17.35.4(b) The preferred interpretation shall preserve Charter–Bylaw alignment, mission lock, non-execution, Public-Good Stack separation, One Rail / Two Stacks discipline, Public-Good Firewall, evidence integrity, methods integrity, data rights, privacy, cybersecurity, Public Authority boundaries, finance-readiness boundaries, procurement neutrality, provider neutrality, sponsor non-control, community safeguards, Indigenous and protected knowledge safeguards, legal separateness, validity-by-record, correctionability, and public trust.

17.35.4(c) Ambiguity shall not be resolved in favor of broader authority, faster action, convenience, funding opportunity, sponsor preference, provider preference, public authority proximity, media simplicity, capital-reader interest, founder preference, technical integration, public visibility, or Nexus narrative coherence.

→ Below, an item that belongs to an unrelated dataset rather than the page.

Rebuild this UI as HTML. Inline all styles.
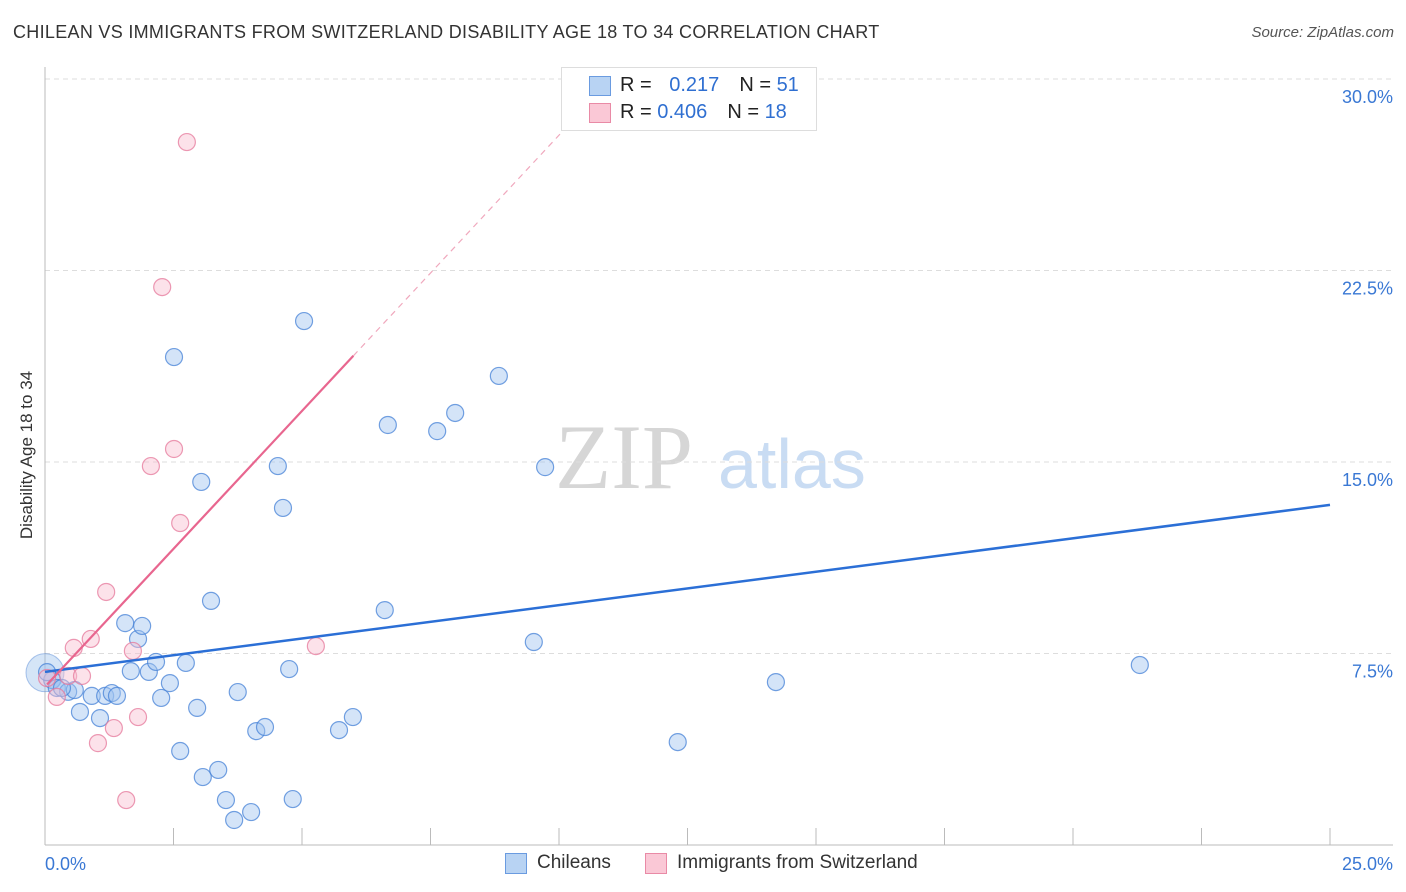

17.35.4(d) Where necessary to preserve this rule, GCRI Canada shall narrow authority, restrict access, require recusal, obtain independent review, reclassify outputs, add boundary language, correct records, withdraw materials, issue public-safe or controlled notices, revise delegation, amend governance instruments, suspend participation, or escalate to the Board.

17.35.4(e) The controlling rule shall be that governance ambiguity must be resolved toward lawful authority, restraint, records, safeguards, correction, and trust.